HPC Deployment with Parsl
=========================

This tutorial covers deploying simulations on high-performance computing clusters 
using Parsl for workflow management.

Overview
--------

molecular-simulations integrates with `Parsl <https://parsl.readthedocs.io/>`_ to 
enable:

* Running multiple simulation replicas in parallel
* Automatic job submission to PBS/SLURM schedulers
* GPU allocation across nodes
* Fault tolerance and checkpointing

Configuration Files
-------------------

Create a YAML configuration file for your cluster:

.. code-block:: yaml
   :caption: parsl_config.yaml

   # Local workstation with multiple GPUs
   executor: ThreadPoolExecutor
   max_workers: 4

   # PBS cluster example
   # executor: HighThroughputExecutor
   # provider: PBSProProvider
   # account: "myproject"
   # queue: "prod"
   # walltime: "24:00:00"
   # nodes_per_block: 1
   # available_accelerators: 4

Using LocalSettings
-------------------

For local workstations or simple clusters:

.. code-block:: python

   import parsl
   from molecular_simulations.simulate import LocalSettings
   from pathlib import Path

   # Load configuration
   settings = LocalSettings.from_yaml("parsl_config.yaml")
   config = settings.config_factory("/path/to/run_dir")
   parsl.load(config)

   # Define the simulation app
   @parsl.python_app
   def run_md(path: str, steps: int = 25_000_000):
       from molecular_simulations.simulate import Simulator
       Simulator(path, prod_steps=steps).run()
       return path

   # Submit jobs for all replicas
   replica_dirs = list(Path("./").glob("replica_*"))
   futures = [run_md(str(p)) for p in replica_dirs]

   # Wait for completion
   results = [f.result() for f in futures]
   print(f"Completed {len(results)} simulations")

Using PolarisSettings
---------------------

For ALCF Polaris supercomputer:

.. code-block:: python

   from molecular_simulations.simulate import PolarisSettings

   settings = PolarisSettings(
       account="myproject",
       queue="prod",
       walltime="12:00:00",
       nodes_per_block=10,
       worker_init="module load cudatoolkit; source activate molsim",
   )
   config = settings.config_factory("/path/to/run_dir")

Best Practices
--------------

**Organize replica directories**
   Use a consistent naming scheme like ``replica_001/``, ``replica_002/``, etc.

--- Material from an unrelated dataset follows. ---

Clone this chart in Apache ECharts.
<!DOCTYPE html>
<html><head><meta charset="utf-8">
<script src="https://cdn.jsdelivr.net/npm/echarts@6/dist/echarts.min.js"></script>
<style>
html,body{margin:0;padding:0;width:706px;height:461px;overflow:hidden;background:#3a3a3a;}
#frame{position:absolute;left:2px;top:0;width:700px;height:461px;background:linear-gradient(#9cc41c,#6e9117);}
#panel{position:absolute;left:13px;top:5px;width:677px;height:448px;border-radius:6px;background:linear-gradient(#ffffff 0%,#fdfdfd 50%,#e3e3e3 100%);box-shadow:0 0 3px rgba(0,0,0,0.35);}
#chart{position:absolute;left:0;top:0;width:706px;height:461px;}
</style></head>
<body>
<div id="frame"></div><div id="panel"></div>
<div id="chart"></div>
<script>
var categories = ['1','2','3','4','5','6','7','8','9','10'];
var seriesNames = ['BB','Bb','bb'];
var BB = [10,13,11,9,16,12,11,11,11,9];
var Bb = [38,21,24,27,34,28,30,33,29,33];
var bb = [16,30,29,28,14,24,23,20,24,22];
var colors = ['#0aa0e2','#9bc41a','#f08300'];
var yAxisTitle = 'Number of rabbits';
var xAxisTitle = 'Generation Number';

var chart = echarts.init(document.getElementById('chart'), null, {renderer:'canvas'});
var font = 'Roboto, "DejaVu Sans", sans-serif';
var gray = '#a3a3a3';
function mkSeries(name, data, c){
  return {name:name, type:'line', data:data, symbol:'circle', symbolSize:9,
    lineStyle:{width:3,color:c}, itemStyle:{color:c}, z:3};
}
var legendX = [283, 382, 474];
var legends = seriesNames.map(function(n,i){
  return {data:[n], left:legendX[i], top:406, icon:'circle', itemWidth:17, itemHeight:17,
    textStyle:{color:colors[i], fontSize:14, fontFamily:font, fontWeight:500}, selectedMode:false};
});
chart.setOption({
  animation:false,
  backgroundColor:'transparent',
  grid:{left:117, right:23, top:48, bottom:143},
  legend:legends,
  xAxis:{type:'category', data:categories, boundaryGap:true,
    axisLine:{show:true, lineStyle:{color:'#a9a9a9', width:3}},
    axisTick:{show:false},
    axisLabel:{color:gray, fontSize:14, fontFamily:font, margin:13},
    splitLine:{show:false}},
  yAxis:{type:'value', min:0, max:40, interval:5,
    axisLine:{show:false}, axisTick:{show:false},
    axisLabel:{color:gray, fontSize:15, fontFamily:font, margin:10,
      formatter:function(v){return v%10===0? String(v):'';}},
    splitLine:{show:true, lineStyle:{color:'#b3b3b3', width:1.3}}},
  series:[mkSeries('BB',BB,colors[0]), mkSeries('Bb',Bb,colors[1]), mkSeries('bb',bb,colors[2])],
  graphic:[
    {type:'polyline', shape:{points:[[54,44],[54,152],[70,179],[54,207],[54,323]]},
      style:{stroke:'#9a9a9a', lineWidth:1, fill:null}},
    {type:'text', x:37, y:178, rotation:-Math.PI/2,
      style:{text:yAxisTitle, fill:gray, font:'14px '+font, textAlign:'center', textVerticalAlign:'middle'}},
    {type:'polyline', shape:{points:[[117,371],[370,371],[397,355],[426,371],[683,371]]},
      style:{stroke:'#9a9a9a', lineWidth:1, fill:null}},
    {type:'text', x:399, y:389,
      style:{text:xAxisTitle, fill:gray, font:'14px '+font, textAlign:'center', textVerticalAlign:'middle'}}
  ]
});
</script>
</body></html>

**Set appropriate walltime**
   Estimate based on system size and simulation length. Add buffer for 
   equilibration and I/O. Ensure you do not ask for more than allowed
   on your resource as this will crash Parsl with no discernable error.

**Use checkpointing**
   For long simulations, configure periodic checkpoint saving to enable 
   restart from failures.

Troubleshooting
---------------

**Jobs fail immediately**
   Check that the worker_init script correctly loads all required modules 
   and activates the conda/virtual environment. Ensure paths are either
   correct if relative or absolute. Remember that the `run_dir` arg for the
   config factory is where Parsl will sit in the job, meaning paths are relative
   to this location.

**OpenBLAS threading errors**
   Set ``OMP_NUM_THREADS=1`` in worker_init to avoid conflicts with MMPBSA's 
   internal threading.

**Errors do not propagate into runtime logs**
   Check in the Parsl output logs. Sometimes errors appear in the `parsl.log`,
   but more often you will need to look at the error stream located at
   `00*/submit_scripts/parsl.*.sh.err`. Most python tracebacks end up here.
   
**I have tried everything and now I hate Parsl**
   Yes, Parsl can be challenging to debug at times. My best advice if all else
   fails is to try running the code in serial to see what bugs arise. Nearly 
   every time I am convinced Parsl is to blame, it is actually just a bug in
   the code, an unstable system, etc.